• [Information given]
%%

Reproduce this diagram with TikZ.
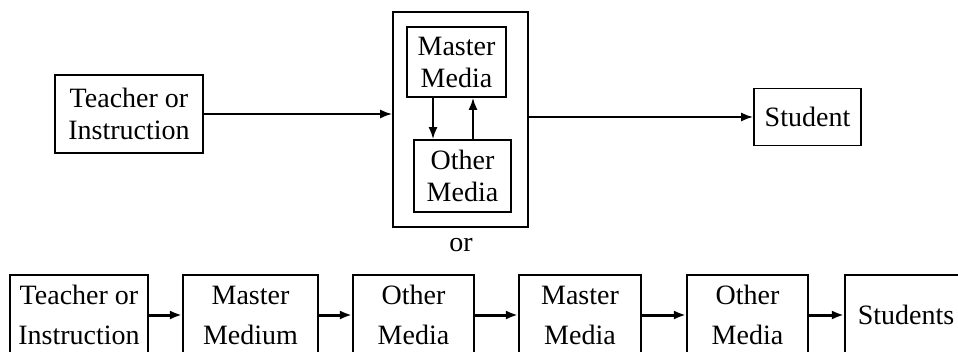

%%
%%

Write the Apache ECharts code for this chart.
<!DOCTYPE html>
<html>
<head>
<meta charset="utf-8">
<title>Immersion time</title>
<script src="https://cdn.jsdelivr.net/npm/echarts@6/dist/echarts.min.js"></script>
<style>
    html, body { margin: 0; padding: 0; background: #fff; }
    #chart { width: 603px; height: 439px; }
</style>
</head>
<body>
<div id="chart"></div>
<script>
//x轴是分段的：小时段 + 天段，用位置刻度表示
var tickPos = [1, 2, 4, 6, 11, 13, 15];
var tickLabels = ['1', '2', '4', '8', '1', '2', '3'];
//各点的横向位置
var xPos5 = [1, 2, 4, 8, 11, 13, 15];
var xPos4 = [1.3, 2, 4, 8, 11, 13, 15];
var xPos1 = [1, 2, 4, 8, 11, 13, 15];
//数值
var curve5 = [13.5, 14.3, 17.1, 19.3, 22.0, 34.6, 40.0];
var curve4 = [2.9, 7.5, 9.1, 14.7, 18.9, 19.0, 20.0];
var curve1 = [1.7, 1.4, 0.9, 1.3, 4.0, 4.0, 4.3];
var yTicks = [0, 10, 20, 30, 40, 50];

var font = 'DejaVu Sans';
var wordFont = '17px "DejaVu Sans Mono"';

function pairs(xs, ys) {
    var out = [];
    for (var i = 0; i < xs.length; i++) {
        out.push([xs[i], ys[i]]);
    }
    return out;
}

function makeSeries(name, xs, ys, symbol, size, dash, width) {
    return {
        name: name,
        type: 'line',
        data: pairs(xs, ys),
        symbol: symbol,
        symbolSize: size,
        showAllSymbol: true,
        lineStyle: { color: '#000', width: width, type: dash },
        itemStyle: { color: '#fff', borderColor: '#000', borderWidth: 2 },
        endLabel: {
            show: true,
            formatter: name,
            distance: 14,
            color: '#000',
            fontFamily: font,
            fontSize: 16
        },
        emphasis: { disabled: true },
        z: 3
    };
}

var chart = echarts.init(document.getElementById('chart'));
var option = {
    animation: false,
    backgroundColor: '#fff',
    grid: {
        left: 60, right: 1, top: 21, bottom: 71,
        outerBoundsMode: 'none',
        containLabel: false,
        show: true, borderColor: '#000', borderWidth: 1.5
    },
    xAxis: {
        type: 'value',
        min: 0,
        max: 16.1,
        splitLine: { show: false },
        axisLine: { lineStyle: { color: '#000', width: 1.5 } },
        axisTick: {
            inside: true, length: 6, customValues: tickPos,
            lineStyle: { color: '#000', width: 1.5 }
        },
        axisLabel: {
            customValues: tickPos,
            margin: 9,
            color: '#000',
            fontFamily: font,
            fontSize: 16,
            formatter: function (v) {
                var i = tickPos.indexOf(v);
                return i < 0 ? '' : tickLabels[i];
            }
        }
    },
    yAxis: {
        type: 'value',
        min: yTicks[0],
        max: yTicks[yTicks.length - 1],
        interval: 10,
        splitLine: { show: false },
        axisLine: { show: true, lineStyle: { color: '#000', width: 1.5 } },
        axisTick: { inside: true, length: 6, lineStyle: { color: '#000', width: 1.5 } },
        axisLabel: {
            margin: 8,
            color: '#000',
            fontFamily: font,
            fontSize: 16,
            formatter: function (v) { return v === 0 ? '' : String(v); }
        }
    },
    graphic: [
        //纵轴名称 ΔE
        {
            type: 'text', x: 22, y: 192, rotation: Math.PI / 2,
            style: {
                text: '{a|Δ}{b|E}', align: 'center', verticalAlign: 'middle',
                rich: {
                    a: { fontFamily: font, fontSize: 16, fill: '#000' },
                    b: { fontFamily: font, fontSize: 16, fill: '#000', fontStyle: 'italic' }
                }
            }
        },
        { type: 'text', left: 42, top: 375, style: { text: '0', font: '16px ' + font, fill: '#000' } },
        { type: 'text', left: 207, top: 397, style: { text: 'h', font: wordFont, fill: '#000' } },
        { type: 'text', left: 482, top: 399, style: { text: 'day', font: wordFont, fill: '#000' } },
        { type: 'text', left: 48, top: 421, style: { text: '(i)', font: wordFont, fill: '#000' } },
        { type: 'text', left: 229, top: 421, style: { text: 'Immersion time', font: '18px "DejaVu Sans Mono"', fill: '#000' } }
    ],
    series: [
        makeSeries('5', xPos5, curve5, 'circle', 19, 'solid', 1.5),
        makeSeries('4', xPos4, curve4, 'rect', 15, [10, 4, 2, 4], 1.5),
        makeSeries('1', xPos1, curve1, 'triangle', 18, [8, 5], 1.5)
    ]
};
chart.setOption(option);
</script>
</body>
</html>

%%

• [What to do] Copy out every line of the data that includes the word "this".

• [The completed task]
Reproduce this diagram with TikZ.
Write the Apache ECharts code for this chart.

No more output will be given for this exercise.